For loops are often the basis of my shell scripts. I start with a for loop that just echoes some values to the terminal so I can check if it works and then go from there.
$ for i in $(cat items.txt); do echo $i; done;
The for loop keywords should be followed by either a newline or an ‘;’. When the for loop is OK I will add more commands between the do and done blocks. Note that I could have also used find -exec but if I have a script that is more than a one-liner I prefer a for loop for readability.
Transliterate. You can use this to get rid of certain characters or replace them, piecewise.
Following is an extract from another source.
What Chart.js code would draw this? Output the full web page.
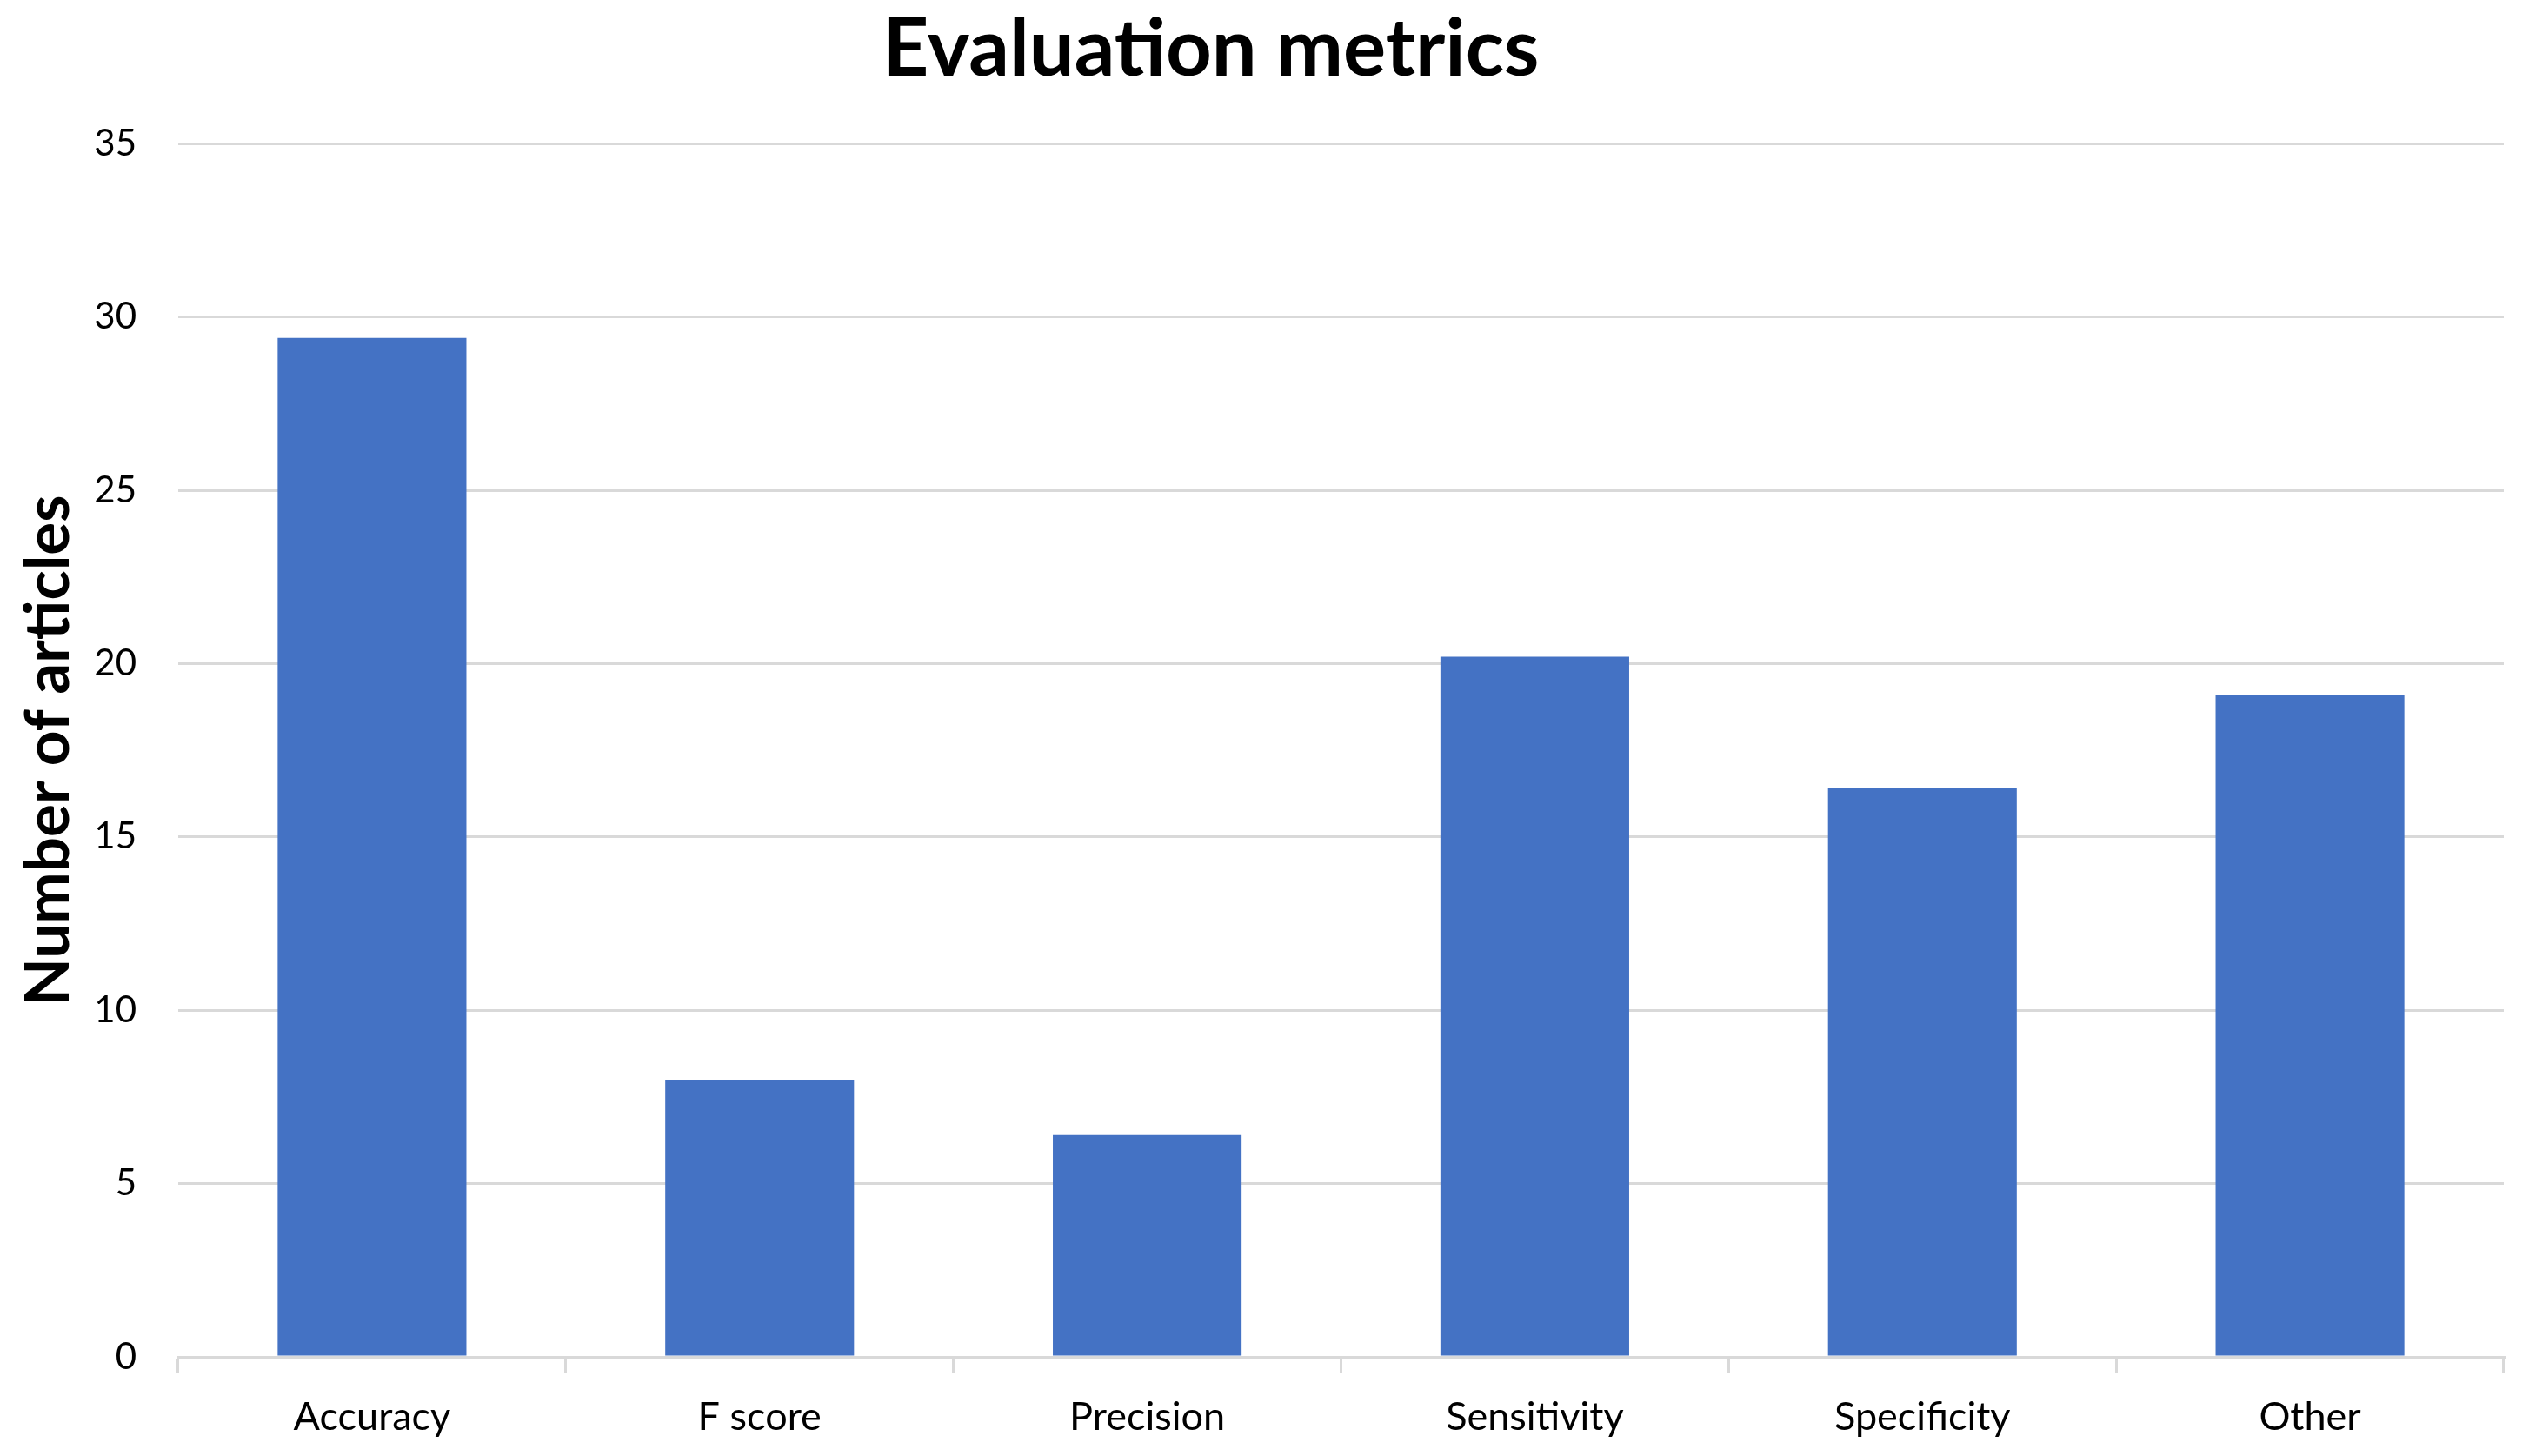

$ echo ‘Com_Acme_Library’ | tr ‘_A-Z’ ‘.a-z’
Lowercases and replaces underscores with dots.
$ echo 'one two three' | awk '{ print $2, $3 }'
Prints the second and third column of the output. Awk is of course a full blown programming language but I tend to use this snippets like this a lot for selecting columns from the output of another command.
Stream EDitor. A complete tool on its own, yet I use it mostly for small substitutions.
$ cat 'foo bar baz' | sed -e 's/foo/quux/'
Replaces foo with quux.
Run a command on every line of input on standard in.
$ cat jars.txt | xargs -n1 sha1sum
Run sha1sum on every line in the file. This is another for loop or find -exec alternative. I use this when I have a long pipeline of commands in a oneliner and want to process every line in the end result.
Here are some grep features you might not know:
$ grep -A3 -B3 keyword data.txt
This will list the match of the keyword in data.txt including 3 lines after (-A3) and 3 lines before (-B3) the match.
$ grep -v keyword data.txt
Inverse match. Match everything except keyword.
Sort is another command often used at the end of a pipeline. For numerical sorting use
$ sort -n
This one isn’t a real command but it’s really useful. Instead of typing history and looking up a previous command, press CTRL-R,
start typing and have bash autocomplete your history. Use escape to quit reverse search mode. When you press CTRL-R your prompt will look like this:
(reverse-i-search)`':
Pronounced ‘bang-bang’. Repeats the previous command. Here is the cool thing:
$ !!:s/foo/bar
This repeats the previous command, but with foo replaced by bar. Useful if you entered a long command with a typo. Instead of manually replacing one of the arguments replace it this way.
Bash script – checking artifacts in Nexus
Below is the script I talked about. It loops over every jar and dll file in the current directory, calls Nexus via wget and optionally outputs a pom dependency snippet. It also adds a status column at the end of the output, either an OK or a KO, which makes the output easy to grep for further processing.
#!/bin/bash ok=0 jars=0 for jar in $(find $(pwd) 2&>/dev/null -name '*.jar' -o -name '*.dll') do ((jars+=1)) output=$(basename $jar)-pom.xml sha1=$(sha1sum $jar | awk '{print $1}') response=$(curl -s http://oss.sonatype.org/service/local/data_index?sha1=$sha1) if [[ $response =~ groupId ]]; then ((ok+=1)) echo "findjars $jar OK" echo "" >> "$output" echo "$response" | grep groupId -A3 -m1 >> "$output" echo "" >> "$output" else echo "findjars $jar KO" fi done if [[ $jars > 0 ]]; then echo "findjars Found $ok/$jars jars/dlls. See -pom.xml file for XML snippet" exit 1 fi
Conclusions
It is amazing what you can do in terms of scripting when you combine just these commands via pipes and redirection! It’s like a Pareto’s law of shell scripting, 20% of the features of bash and related tools provide 80% of the results. The basis of most scripts can be a for loop. Inside the for loop the resulting data can be transliterated, grepped, replaced by sed and finally run through another program via xargs.
References
The Bash Cookbook is a great overview of how to solve solutions to common problems using bash. It also teaches good bash coding style.